82 The appropriate construction of s 430 of the Migration Act was considered in Minister for Immigration and Multicultural Affairs v Yusuf (2001) 206 CLR 323; [2001] HCA 13 (Gleeson CJ, Gaudron, McHugh, Gummow, Kirby, Hayne and Callinan JJ). In Yusuf at [69], the plurality said:
It is not necessary to read s 430 as implying an obligation to make findings in order for it to have sensible work to do. Understanding s 430 as obliging the Tribunal to set out what were its findings on the questions of fact it considered material gives the section important work to do in connection with judicial review of decisions of the Tribunal. It ensures that a person who is dissatisfied with the result at which the Tribunal has arrived can identify with certainty what reasons the Tribunal had for reaching its conclusion and what facts it considered material to that conclusion. Similarly, a court which is asked to review the decision is able to identify the Tribunal's reasons and the findings it made in reaching that conclusion. The provision entitles a court to infer that any matter not mentioned in the s 430 statement was not considered by the Tribunal to be material. This may reveal some basis for judicial review by the Federal Court under Pt 8 of the Act, or by this Court in proceedings brought under s 75(v) of the Constitution. For example, it may reveal that the Tribunal made some error of law of the kind mentioned in s 476(1)(e) of the Act, such as incorrectly applying the law to the facts found by the Tribunal. It may reveal jurisdictional error. The Tribunal's identification of what it considered to be the material questions of fact may demonstrate that it took into account some irrelevant consideration or did not take into account some relevant consideration.
(Footnotes omitted.)
83 The Full Court in LPDT stated at [62] that:
unexplained findings in a decision-maker's reasons will not usually avoid a finding of error where, on review, it is possible to posit a logical and legally available means by which the finding could have been reached.

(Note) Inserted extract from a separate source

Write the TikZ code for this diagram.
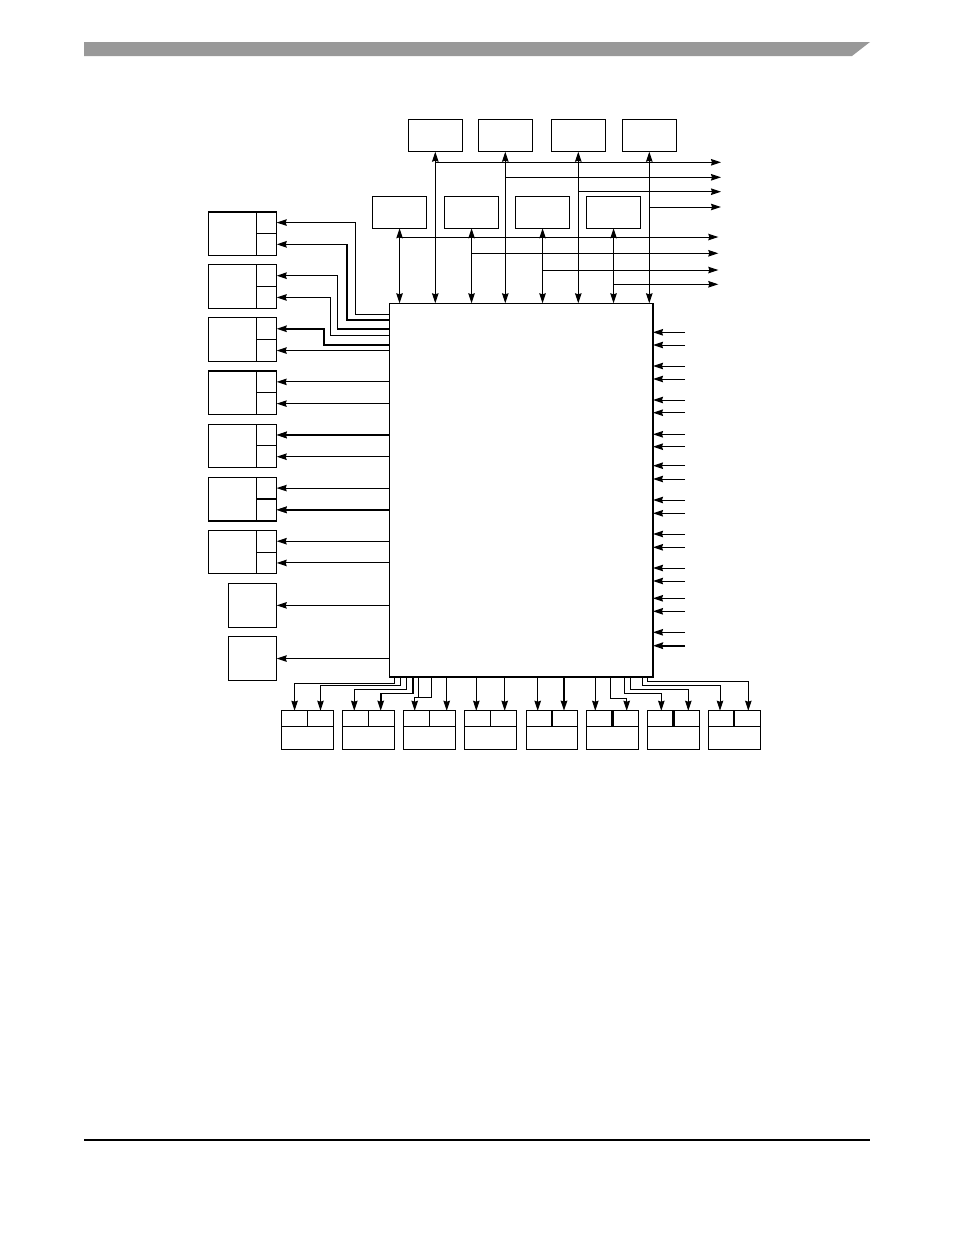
\documentclass[tikz,border=0pt]{standalone}
\usetikzlibrary{arrows.meta}
\definecolor{headgray}{RGB}{153,153,153}
\begin{document}
\begin{tikzpicture}[x=1pt,y=-1pt,
  ln/.style={line width=1pt},
  tk/.style={line width=1.8pt},
  arr/.style={line width=1pt,-{Stealth[length=10pt,width=6.5pt,inset=1pt]}},
  dbl/.style={line width=1pt,{Stealth[length=10pt,width=6.5pt,inset=1pt]}-{Stealth[length=10pt,width=6.5pt,inset=1pt]}},
  box/.style={draw,line width=1pt,inner sep=0pt,outer sep=0pt,anchor=north west}]
\useasboundingbox (0,0) rectangle (954,1235);
% header and footer
\fill[headgray] (84,42) -- (870,42) -- (852,56) -- (84,56) -- cycle;
\draw[line width=1.3pt] (84,1140) -- (870,1140);
% main block
\node[box,minimum width=263.7pt,minimum height=373.2pt] (main) at (389.3,303.3) {};
\draw[line width=2pt] (main.north east) -- (main.south east) -- (main.south west);
% top row
\foreach \i/\x in {1/408.3,2/478.3,3/551.3,4/622.3}{
  \node[box,minimum width=54pt,minimum height=32.4pt] (t\i) at (\x,119.3) {};
  \draw[line width=1.6pt] (t\i.north west) -- (t\i.north east);
}
\foreach \i/\x in {1/372.3,2/444.3,3/515.3,4/586.3}{
  \node[box,minimum width=54.5pt,minimum height=32pt] (s\i) at (\x,196.3) {};
}
\foreach \i/\y in {1/162.3,2/177.3,3/191.7,4/207}{
  \draw[dbl] (t\i.south) -- (t\i.south |- main.north);
  \coordinate (tr\i) at (721,\y);
  \draw[arr] (t\i.south |- tr\i) -- (tr\i);
}
\foreach \i/\y in {1/237,2/253.3,3/270,4/284.3}{
  \draw[dbl] (s\i.south) -- (s\i.south |- main.north);
  \coordinate (sr\i) at (718.3,\y);
  \draw[arr] (s\i.south |- sr\i) -- (sr\i);
}
% left boxes
\foreach \k in {1,...,7}{
  \pgfmathsetmacro{\ty}{211.7+(\k-1)*53.1}
  \node[box,minimum width=48.4pt,minimum height=43.5pt] (L\k) at (208.3,\ty) {};
  \node[box,minimum width=20pt,minimum height=21.75pt] (L\k-a) at (256.7,\ty) {};
  \node[box,minimum width=20pt,minimum height=21.75pt] (L\k-b) at (256.7,\ty+21.75) {};
}
\foreach \k in {8,9}{
  \pgfmathsetmacro{\ty}{211.7+(\k-1)*53.1}
  \node[box,minimum width=48.4pt,minimum height=44pt] (L\k) at (228.3,\ty) {};
}
\draw[line width=1.8pt] (L1.north west) -- (L1-a.north east);
\draw[line width=1.8pt] (L4.north west) -- (L4-a.north east);
\draw[line width=1.8pt] (L6.south west) -- (L6-b.south east);
\draw[line width=1.8pt] (L6-a.south west) -- (L6-a.south east);
% routed left connectors
\draw[arr] (main.west |- 0,314) -- (355.3,314) -- (355.3,0 |- L1-a.east) -- (L1-a.east);
\draw[arr,line width=1.6pt] (main.west |- 0,320) -- (347,320) -- (347,0 |- L1-b.east) -- (L1-b.east);
\draw[arr,line width=1.4pt] (main.west |- 0,329) -- (337.3,329) -- (337.3,0 |- L2-a.east) -- (L2-a.east);
\draw[arr] (main.west |- 0,335) -- (330,335) -- (330,0 |- L2-b.east) -- (L2-b.east);
\draw[arr,line width=1.6pt] (main.west |- 0,345) -- (323.7,345) -- (323.7,0 |- L3-a.east) -- (L3-a.east);
\draw[arr] (main.west |- L3-b.east) -- (L3-b.east);
% straight left connectors
\foreach \k in {4,5,6,7}{
  \draw[arr] (main.west |- L\k-a.east) -- (L\k-a.east);
  \draw[arr] (main.west |- L\k-b.east) -- (L\k-b.east);
}
\draw[arr,line width=2pt] (main.west |- L5-a.east) -- (L5-a.east);
\draw[arr,line width=2pt] (main.west |- L6-b.east) -- (L6-b.east);
\draw[arr] (main.west |- L8.east) -- (L8.east);
\draw[arr] (main.west |- L9.east) -- (L9.east);
% right inputs
\foreach \y in {332.3,345,366,379,400,412.7,434.3,446.7,465.7,479,500,513.3,534,547.3,568,581,598.3,611.3,632.3}{
  \coordinate (in) at (685,\y);
  \draw[arr] (in) -- (main.east |- in);
}
\coordinate (inlast) at (685,645.7);
\draw[arr,line width=2pt] (inlast) -- (main.east |- inlast);
% bottom boxes
\foreach \i/\x/\w in {1/281.7/1.6,2/342.7/1.6,3/403.7/1.6,4/464.7/1.6,5/526/1.6,6/586.7/2.6,7/647.7/2.6,8/708.3/2.6}{
  \node[box,minimum width=25.85pt,minimum height=15.3pt] (B\i-a) at (\x,710.7) {};
  \node[box,minimum width=25.85pt,minimum height=15.3pt] (B\i-b) at (\x+25.85,710.7) {};
  \node[box,minimum width=51.7pt,minimum height=23pt] (B\i-c) at (\x,726) {};
  \draw[line width=\w pt] (B\i-a.north east) -- (B\i-a.south east);
}
% routed bottom connectors
\draw[arr] (394.7,0 |- main.south) |- (294.6,683.3) -- (294.6,0 |- B1-a.north);
\draw[arr] (400,0 |- main.south) |- (320.5,685.7) -- (320.5,0 |- B1-b.north);
\draw[arr] (406.7,0 |- main.south) |- (354.3,689.3) -- (354.3,0 |- B2-a.north);
\draw[arr,line width=1.6pt] (412.7,0 |- main.south) |- (380.7,693.3) -- (380.7,0 |- B2-b.north);
\draw[ln] (418.3,0 |- main.south) -- (418.3,697.3);
\draw[arr] (431.7,0 |- main.south) |- (414.7,697.3) -- (414.7,0 |- B3-a.north);
\draw[arr] (446.7,0 |- main.south) -- (446.7,0 |- B3-b.north);
\draw[arr] (476.3,0 |- main.south) -- (476.3,0 |- B4-a.north);
\draw[arr] (504.7,0 |- main.south) -- (504.7,0 |- B4-b.north);
\draw[arr] (537.7,0 |- main.south) -- (537.7,0 |- B5-a.north);
\draw[arr,line width=1.8pt] (564,0 |- main.south) -- (564,0 |- B5-b.north);
\draw[arr] (595.3,0 |- main.south) -- (595.3,0 |- B6-a.north);
\draw[arr] (610.7,0 |- main.south) |- (626.7,698.3) -- (626.7,0 |- B6-b.north);
\draw[arr] (624.3,0 |- main.south) |- (661.3,693.3) -- (661.3,0 |- B7-a.north);
\draw[arr] (630.7,0 |- main.south) |- (688.3,689) -- (688.3,0 |- B7-b.north);
\draw[arr] (642.3,0 |- main.south) |- (720,685.7) -- (720,0 |- B8-a.north);
\draw[arr] (647,0 |- main.south) |- (748.3,681.7) -- (748.3,0 |- B8-b.north);
\end{tikzpicture}
\end{document}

84 Their Honours then stated at [63] that it was accordingly necessary to look to the reasons of the Tribunal to discern its course of reasoning. Their Honours then concluded at [64]:
The Tribunal's reasons do not expose any chain of reasoning at all, let alone a comprehensible one, between the features of the Appellant's evidence referred to and the conclusion that sub-paragraph (a) "militates strongly in favour of a finding that the [Appellant's] criminal offending has been of a very serious nature". As such, the Tribunal's reasons involved error. It was not incumbent on the Appellant to establish just how the Tribunal came to state the conclusion that it stated, and that that unstated method of reasoning involved error. Rather, the error lies in the very lack of any articulated comprehensible connection between the conclusion and the articulated basis for it.